La violation de la constitution peut être aussi observée lorsque la Haute Juridiction constate «qu’en disposant comme il l’a fait, … il y a violation des dispositions de l’article 114 et 117 de la constitution selon lesquelles la Cour Constitutionnelle est l’organe régulateur du fonctionnement des institutions et de l’activité des pouvoirs publiques».

Ce qui, au-delà de cette affaire, donne un intérêt à la décision de la Cour Constitutionnelle, c’est bien évidemment l’affirmation de l’autorité de la chose jugée des décisions de la Cour Constitutionnelle et des conséquences qui en découlent.

Le Professeur Albert TEVOEDJRE veut-il refuser aux décisions prises par la Cour Constitutionnelle, le caractère juridictionnel entraînant, aux termes de l’article 124 d’une décision qui n’est susceptible d’aucun recours ? La décision de la Cour Constitutionnelle a une autorité absolue de la chose jugée ; elle s’impose à toutes les autorités politiques, administratives et à tous les tribunaux judiciaires et administratif de notre pays.

Les principes généraux de la procédure sont applicables dans le cas d’espèce au nouveau décret puisqu’il s’agit de la même cause et du même objet.
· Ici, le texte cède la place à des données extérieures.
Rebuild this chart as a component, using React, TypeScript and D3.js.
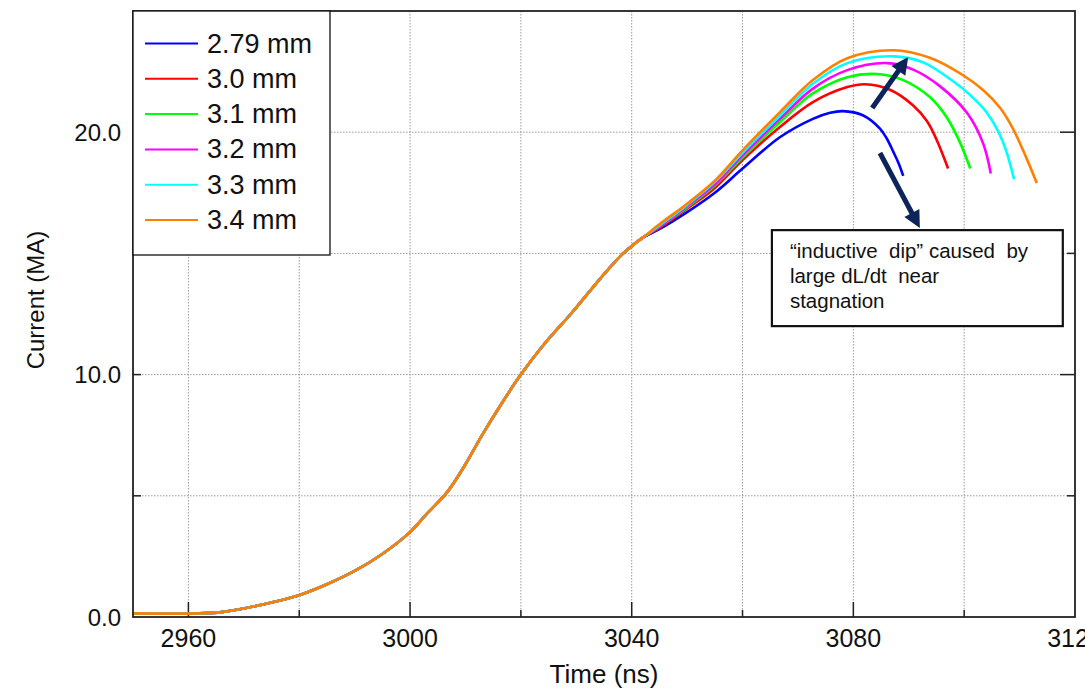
import React from "react";
import * as d3 from "d3";

// ---- Data ----
const baseTime = [2950, 2962, 2966, 2970, 2975, 2980, 2985, 2990, 2995, 3000, 3003, 3006.7, 3010, 3013, 3016.5, 3020, 3024, 3029, 3033, 3036, 3038, 3040, 3042];
const baseCurrent = [0.15, 0.15, 0.2, 0.35, 0.6, 0.9, 1.35, 1.9, 2.6, 3.5, 4.25, 5.15, 6.3, 7.5, 8.8, 10.0, 11.2, 12.5, 13.6, 14.4, 14.9, 15.3, 15.65];

const labels = ["2.79 mm", "3.0 mm", "3.1 mm", "3.2 mm", "3.3 mm", "3.4 mm"];
const colors = ["#0000ff", "#ff0000", "#00ff00", "#ff00ff", "#00ffff", "#ff8000"];

const tailTime279 = [3045, 3050, 3055, 3060, 3066.8, 3072.7, 3075.8, 3078.1, 3081.7, 3084.8, 3086, 3087.2, 3088.2, 3089];
const tailCurrent279 = [16.0, 16.7, 17.5, 18.5, 19.8, 20.55, 20.8, 20.87, 20.7, 20.15, 19.75, 19.2, 18.7, 18.2];
const tailTime30 = [3045, 3050, 3055, 3060, 3066.8, 3072.7, 3078.9, 3082.1, 3086.6, 3090.8, 3093.3, 3095.1, 3097.1];
const tailCurrent30 = [16.05, 16.85, 17.7, 18.85, 20.22, 21.24, 21.86, 21.98, 21.75, 21.1, 20.45, 19.65, 18.5];
const tailTime31 = [3045, 3050, 3055, 3060, 3066.8, 3072.7, 3078.9, 3084.3, 3089, 3093.8, 3096.9, 3099.2, 3101.1];
const tailCurrent31 = [16.1, 16.9, 17.8, 18.95, 20.43, 21.6, 22.27, 22.4, 22.15, 21.45, 20.6, 19.6, 18.5];
const tailTime32 = [3045, 3050, 3055, 3060, 3066.8, 3072.7, 3078.9, 3086.1, 3090.8, 3095.6, 3100.5, 3103.4, 3104.8];
const tailCurrent32 = [16.1, 16.95, 17.85, 19.05, 20.56, 21.8, 22.56, 22.85, 22.58, 21.9, 20.8, 19.55, 18.3];
const tailTime33 = [3045, 3050, 3055, 3060, 3066.8, 3072.7, 3078.9, 3087.2, 3092.6, 3098.0, 3101.0, 3104.1, 3107, 3109];
const tailCurrent33 = [16.15, 17.0, 17.95, 19.15, 20.7, 22.0, 22.85, 23.13, 22.88, 22.1, 21.55, 20.8, 19.6, 18.06];
const tailTime34 = [3045, 3050, 3055, 3060, 3066.8, 3072.7, 3078.9, 3087.2, 3093.8, 3099.8, 3103.5, 3106.5, 3108.8, 3111.3, 3113.1];
const tailCurrent34 = [16.2, 17.05, 18.0, 19.25, 20.84, 22.15, 23.05, 23.38, 23.07, 22.35, 21.72, 21.0, 20.15, 18.9, 17.9];

const tailTimes = [tailTime279, tailTime30, tailTime31, tailTime32, tailTime33, tailTime34];
const tailCurrents = [tailCurrent279, tailCurrent30, tailCurrent31, tailCurrent32, tailCurrent33, tailCurrent34];

const xGridTicks = [2960, 2980, 3000, 3020, 3040, 3060, 3080, 3100, 3120];
const xLabelTicks = [2960, 3000, 3040, 3080, 3120];
const yGridTicks = [5, 10, 15, 20];
const yLabelTicks = [0, 10, 20];

const annotationLines = ["\u201cinductive  dip\u201d caused  by", "large dL/dt  near", "stagnation"];

// annotation anchor points in data units
const arrowUp = { t0: 3083.4, i0: 21.0, t1: 3089.9, i1: 23.1 };
const arrowDown = { t0: 3084.8, i0: 19.14, t1: 3092.0, i1: 16.05 };
const noteBox = { t0: 3065.3, i0: 15.96, t1: 3117.8, i1: 12.0 };

const W = 1085, H = 690;
const L = 133, R = 1075, T = 11, B = 617;
const FONT = "'Liberation Sans', Arial, sans-serif";
const NAVY = "#0c2459";

function Arrow({ x0, y0, x1, y1 }: { x0: number; y0: number; x1: number; y1: number }) {
  const dx = x1 - x0, dy = y1 - y0;
  const len = Math.hypot(dx, dy);
  const ux = dx / len, uy = dy / len;
  const hl = 17, hw = 8.5;
  const bx = x1 - ux * hl, by = y1 - uy * hl;
  const px = -uy, py = ux;
  return (
    <g>
      <line x1={x0} y1={y0} x2={bx + ux * 2} y2={by + uy * 2} stroke={NAVY} strokeWidth={5} />
      <polygon
        points={`${x1},${y1} ${bx + px * hw},${by + py * hw} ${bx - px * hw},${by - py * hw}`}
        fill={NAVY}
      />
    </g>
  );
}

export default function App() {
  const x = d3.scaleLinear().domain([2950, 3120]).range([L, R]);
  const y = d3.scaleLinear().domain([0, 25]).range([B, T]);

  const line = d3
    .line<[number, number]>()
    .x((d) => x(d[0]))
    .y((d) => y(d[1]))
    .curve(d3.curveCatmullRom.alpha(0.5));

  const series = labels.map((lab, k) => {
    const pts: [number, number][] = baseTime.map((t, i) => [t, baseCurrent[i]]);
    tailTimes[k].forEach((t, i) => pts.push([t, tailCurrents[k][i]]));
    return { lab, color: colors[k], pts };
  });

  const legendRowY = (k: number) => 43.5 + k * 35.3;

  return (
    <svg
      width={W}
      height={H}
      style={{ position: "absolute", left: 0, top: 0, background: "#fff" }}
      fontFamily={FONT}
    >
      <defs>
        <clipPath id="plot">
          <rect x={L} y={T} width={R - L} height={B - T} />
        </clipPath>
      </defs>
      <rect x={0} y={0} width={W} height={H} fill="#fff" />

      {/* grid */}
      {xGridTicks.filter((t) => t < 3120).map((t) => (
        <line key={"gx" + t} x1={x(t)} x2={x(t)} y1={T} y2={B} stroke="#9a9a9a" strokeWidth={1} strokeDasharray="1.5,1.5" />
      ))}
      {yGridTicks.map((v) => (
        <line key={"gy" + v} x1={L} x2={R} y1={y(v)} y2={y(v)} stroke="#9a9a9a" strokeWidth={1} strokeDasharray="1.5,1.5" />
      ))}

      {/* ticks */}
      {xGridTicks.filter((t) => t < 3120).map((t) => {
        const major = xLabelTicks.includes(t);
        return <line key={"tx" + t} x1={x(t)} x2={x(t)} y1={B} y2={B - (major ? 15 : 7)} stroke="#222" strokeWidth={1.5} />;
      })}
      {yGridTicks.map((v) => (
        <g key={"ty" + v}>
          <line x1={L} x2={L + 8} y1={y(v)} y2={y(v)} stroke="#222" strokeWidth={1.5} />
          <line x1={R} x2={R - (v % 10 === 0 ? 15 : 8)} y1={y(v)} y2={y(v)} stroke="#222" strokeWidth={1.5} />
        </g>
      ))}

      {/* curves */}
      <g clipPath="url(#plot)">
        {series.map((s) => (
          <path key={s.lab} d={line(s.pts) || ""} fill="none" stroke={s.color} strokeWidth={2.6} strokeLinejoin="round" />
        ))}
      </g>

      {/* frame */}
      <rect x={L} y={T} width={R - L} height={B - T} fill="none" stroke="#222" strokeWidth={1.8} />

      {/* tick labels */}
      {xLabelTicks.map((t) => (
        <text key={"lx" + t} x={x(t)} y={647} textAnchor="middle" fontSize={25} fill="#111">
          {t}
        </text>
      ))}
      {yLabelTicks.map((v) => (
        <text key={"ly" + v} x={121} y={y(v)} textAnchor="end" dominantBaseline="central" fontSize={24} fill="#111">
          {v.toFixed(1)}
        </text>
      ))}

      {/* axis titles */}
      <text x={604} y={683} textAnchor="middle" fontSize={26} fill="#111">Time (ns)</text>
      <text
        transform={`translate(35,${300}) rotate(-90)`}
        textAnchor="middle"
        dominantBaseline="central"
        fontSize={24}
        fill="#111"
      >
        Current (MA)
      </text>

      {/* legend */}
      <rect x={L} y={T} width={197} height={244} fill="#fff" stroke="#111" strokeWidth={1.3} />
      {series.map((s, k) => (
        <g key={"lg" + k}>
          <line x1={145} x2={198} y1={legendRowY(k)} y2={legendRowY(k)} stroke={s.color} strokeWidth={2} />
          <text x={207} y={legendRowY(k)} dominantBaseline="central" fontSize={27} fill="#111">
            {s.lab}
          </text>
        </g>
      ))}

      {/* arrows */}
      <Arrow x0={x(arrowUp.t0)} y0={y(arrowUp.i0)} x1={x(arrowUp.t1)} y1={y(arrowUp.i1)} />
      <Arrow x0={x(arrowDown.t0)} y0={y(arrowDown.i0)} x1={x(arrowDown.t1)} y1={y(arrowDown.i1)} />

      {/* annotation box */}
      <rect
        x={x(noteBox.t0)}
        y={y(noteBox.i0)}
        width={x(noteBox.t1) - x(noteBox.t0)}
        height={y(noteBox.i1) - y(noteBox.i0)}
        fill="#fff"
        stroke="#111"
        strokeWidth={2.2}
      />
      {annotationLines.map((ln, i) => (
        <text key={"an" + i} x={x(noteBox.t0) + 18} y={y(noteBox.i0) + 28 + i * 25} fontSize={20.5} fill="#111" style={{ whiteSpace: "pre" }}>
          {ln}
        </text>
      ))}
    </svg>
  );
}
Dans plusieurs décisions assez récentes (RAVEC ; Suspension des décisions de justice) ; la Cour Constitutionnelle a déclaré les décrets pris par le Président de la République contraires à la Constitution. Le Président de la République, Chef de l’Etat s’est incliné. Il n’a pas posé d’autres actes pour continuer le même objet (le RAVEC par exemple).

L’Assemblée Nationale généralement frondeuse s’acquitte le plus souvent même avec célérité de son obligation de rendre Constitutionnelle une loi ordinaire censurée par la Cour Constitutionnelle.

Quelle que soit l’hypothèse à retenir, la contestation de la décision de la Cour Constitutionnelle est un mauvais exemple, un coup porté volontairement à notre loi fondamentale.

Les proclamations de foi à respecter les décisions de la Cour Constitutionnelle ne doivent pas conduire à ne pas les appliquer parce que les motifs qui sont le soutien nécessaire du dispositif ont aussi une autorité de chose jugée.

Le Professeur Albert TEVOEDJRE doit tirer toutes les conséquences de la décision DCC – 08 – 66 de la Cour Constitutionnelle et fermer les portes de l’organe présidentiel de médiation jusqu’au vote d’une loi.

Il y va de l’affirmation de l’Etat de droit et du respect de notre Constitution.